WHAT IS NEEDED: Only the lines from the start up to and including the line containing "XAxis, YAxis, Label" should be repeated, word for word.

*** COLLECTED MATERIAL

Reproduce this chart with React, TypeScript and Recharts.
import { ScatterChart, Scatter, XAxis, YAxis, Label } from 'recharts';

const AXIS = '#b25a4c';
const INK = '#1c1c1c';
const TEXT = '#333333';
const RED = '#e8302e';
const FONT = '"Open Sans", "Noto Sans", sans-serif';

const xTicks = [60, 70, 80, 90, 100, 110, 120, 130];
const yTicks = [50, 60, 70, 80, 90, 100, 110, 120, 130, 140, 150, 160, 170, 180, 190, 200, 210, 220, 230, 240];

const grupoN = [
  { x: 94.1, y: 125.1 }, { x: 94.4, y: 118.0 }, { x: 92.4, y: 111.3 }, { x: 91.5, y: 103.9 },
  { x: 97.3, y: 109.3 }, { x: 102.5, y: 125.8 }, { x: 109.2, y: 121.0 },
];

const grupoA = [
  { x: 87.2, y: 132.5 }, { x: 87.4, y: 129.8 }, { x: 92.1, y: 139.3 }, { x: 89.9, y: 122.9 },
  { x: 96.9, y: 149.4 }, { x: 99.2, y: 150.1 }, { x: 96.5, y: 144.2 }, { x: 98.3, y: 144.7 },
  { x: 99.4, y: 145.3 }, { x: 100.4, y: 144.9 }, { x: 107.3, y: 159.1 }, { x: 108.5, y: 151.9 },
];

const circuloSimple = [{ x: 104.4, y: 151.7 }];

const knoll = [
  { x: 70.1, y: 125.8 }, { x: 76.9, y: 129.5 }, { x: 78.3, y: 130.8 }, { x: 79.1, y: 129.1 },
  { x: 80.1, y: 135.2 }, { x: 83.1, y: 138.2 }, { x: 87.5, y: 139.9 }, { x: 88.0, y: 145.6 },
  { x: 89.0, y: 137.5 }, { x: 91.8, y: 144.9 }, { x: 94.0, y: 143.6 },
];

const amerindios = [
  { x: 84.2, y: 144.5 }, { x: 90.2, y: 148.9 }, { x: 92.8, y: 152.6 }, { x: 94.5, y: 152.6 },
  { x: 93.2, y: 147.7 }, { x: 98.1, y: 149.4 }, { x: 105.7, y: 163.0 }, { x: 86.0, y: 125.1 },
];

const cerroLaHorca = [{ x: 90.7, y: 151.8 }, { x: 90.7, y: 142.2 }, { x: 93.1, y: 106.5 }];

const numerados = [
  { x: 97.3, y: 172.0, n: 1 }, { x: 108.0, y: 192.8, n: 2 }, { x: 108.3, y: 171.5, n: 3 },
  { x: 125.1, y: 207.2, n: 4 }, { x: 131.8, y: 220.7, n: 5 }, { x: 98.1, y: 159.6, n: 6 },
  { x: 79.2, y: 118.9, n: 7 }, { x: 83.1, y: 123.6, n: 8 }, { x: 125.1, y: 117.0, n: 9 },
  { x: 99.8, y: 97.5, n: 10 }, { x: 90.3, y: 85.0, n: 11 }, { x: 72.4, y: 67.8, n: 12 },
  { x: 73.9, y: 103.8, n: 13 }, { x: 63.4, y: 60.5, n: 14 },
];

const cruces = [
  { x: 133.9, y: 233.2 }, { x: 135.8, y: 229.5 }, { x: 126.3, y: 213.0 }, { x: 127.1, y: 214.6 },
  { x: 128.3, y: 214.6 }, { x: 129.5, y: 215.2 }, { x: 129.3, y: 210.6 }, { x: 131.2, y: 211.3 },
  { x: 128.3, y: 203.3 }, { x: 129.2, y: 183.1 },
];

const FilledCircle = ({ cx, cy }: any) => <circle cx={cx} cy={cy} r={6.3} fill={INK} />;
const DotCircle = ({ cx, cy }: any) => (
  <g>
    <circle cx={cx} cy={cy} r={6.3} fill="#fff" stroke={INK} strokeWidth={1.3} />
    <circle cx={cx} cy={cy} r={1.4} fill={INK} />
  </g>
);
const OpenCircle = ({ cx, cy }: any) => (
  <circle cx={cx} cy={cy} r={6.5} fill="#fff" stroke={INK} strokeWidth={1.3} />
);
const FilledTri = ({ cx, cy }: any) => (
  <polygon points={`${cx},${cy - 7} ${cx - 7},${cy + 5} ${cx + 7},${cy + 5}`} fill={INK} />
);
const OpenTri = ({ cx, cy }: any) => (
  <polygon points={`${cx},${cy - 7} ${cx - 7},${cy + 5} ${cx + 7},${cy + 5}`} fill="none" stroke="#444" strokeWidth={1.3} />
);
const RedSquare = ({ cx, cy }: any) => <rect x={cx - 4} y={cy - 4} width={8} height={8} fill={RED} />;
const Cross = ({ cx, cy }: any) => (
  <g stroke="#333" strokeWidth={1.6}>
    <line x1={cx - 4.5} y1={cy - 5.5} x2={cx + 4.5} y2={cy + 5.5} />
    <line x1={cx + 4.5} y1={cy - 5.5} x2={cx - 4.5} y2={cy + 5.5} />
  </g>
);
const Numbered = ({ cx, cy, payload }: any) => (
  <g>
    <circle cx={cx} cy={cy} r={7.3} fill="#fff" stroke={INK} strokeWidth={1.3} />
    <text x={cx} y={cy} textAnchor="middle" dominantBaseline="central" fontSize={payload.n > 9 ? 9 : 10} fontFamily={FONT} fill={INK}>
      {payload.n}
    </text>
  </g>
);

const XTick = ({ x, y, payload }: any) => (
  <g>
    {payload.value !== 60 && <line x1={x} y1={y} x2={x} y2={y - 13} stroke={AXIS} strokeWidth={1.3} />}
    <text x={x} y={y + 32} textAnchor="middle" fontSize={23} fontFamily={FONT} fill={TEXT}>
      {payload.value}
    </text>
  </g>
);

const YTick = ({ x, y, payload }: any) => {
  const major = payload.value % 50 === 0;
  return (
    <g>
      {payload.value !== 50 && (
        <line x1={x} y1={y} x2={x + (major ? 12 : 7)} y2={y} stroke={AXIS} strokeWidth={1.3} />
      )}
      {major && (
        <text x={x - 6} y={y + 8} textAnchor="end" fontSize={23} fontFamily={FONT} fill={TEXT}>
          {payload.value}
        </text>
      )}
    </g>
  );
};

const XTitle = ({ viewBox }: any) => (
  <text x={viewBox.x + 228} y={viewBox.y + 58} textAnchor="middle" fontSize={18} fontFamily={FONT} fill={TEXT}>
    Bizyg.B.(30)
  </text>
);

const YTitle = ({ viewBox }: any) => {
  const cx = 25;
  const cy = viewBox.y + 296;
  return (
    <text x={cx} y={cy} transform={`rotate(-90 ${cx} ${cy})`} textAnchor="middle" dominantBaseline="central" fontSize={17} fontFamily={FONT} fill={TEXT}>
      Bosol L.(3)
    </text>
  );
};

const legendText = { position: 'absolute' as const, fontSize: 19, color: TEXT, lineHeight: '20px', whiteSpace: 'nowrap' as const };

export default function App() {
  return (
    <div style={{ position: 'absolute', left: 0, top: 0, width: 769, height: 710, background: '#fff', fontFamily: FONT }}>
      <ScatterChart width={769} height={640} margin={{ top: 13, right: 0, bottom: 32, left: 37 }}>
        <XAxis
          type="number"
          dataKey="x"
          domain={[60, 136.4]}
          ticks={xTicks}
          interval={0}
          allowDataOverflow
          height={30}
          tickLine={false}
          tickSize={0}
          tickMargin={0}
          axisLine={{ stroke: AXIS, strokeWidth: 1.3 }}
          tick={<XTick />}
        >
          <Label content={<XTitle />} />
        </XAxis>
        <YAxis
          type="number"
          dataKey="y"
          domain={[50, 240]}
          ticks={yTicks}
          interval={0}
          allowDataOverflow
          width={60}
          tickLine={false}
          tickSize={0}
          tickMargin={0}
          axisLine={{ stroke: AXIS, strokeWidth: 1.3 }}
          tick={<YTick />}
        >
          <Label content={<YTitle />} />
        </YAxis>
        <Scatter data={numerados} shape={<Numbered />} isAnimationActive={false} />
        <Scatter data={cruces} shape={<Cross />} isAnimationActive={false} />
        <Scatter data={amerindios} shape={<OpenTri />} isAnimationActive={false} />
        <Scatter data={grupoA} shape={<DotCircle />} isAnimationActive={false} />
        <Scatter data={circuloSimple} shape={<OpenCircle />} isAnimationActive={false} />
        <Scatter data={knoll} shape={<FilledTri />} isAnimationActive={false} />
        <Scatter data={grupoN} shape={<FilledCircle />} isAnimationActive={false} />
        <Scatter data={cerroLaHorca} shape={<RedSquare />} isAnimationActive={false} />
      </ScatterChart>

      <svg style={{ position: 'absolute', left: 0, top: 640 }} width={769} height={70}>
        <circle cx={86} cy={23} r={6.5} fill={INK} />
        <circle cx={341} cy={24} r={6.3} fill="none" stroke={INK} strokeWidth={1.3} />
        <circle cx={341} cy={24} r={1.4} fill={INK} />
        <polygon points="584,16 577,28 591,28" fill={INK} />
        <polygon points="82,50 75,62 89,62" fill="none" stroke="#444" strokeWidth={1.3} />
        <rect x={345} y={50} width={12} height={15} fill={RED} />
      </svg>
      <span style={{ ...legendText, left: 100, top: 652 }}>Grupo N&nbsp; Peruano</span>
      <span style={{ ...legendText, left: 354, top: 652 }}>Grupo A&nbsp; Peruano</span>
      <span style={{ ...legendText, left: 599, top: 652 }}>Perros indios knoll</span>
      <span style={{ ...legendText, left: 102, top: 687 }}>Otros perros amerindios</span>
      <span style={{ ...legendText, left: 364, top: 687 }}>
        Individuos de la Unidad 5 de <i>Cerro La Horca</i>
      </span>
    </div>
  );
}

******

ANSWER IN FULL:
Reproduce this chart with React, TypeScript and Recharts.
import { ScatterChart, Scatter, XAxis, YAxis, Label } from 'recharts';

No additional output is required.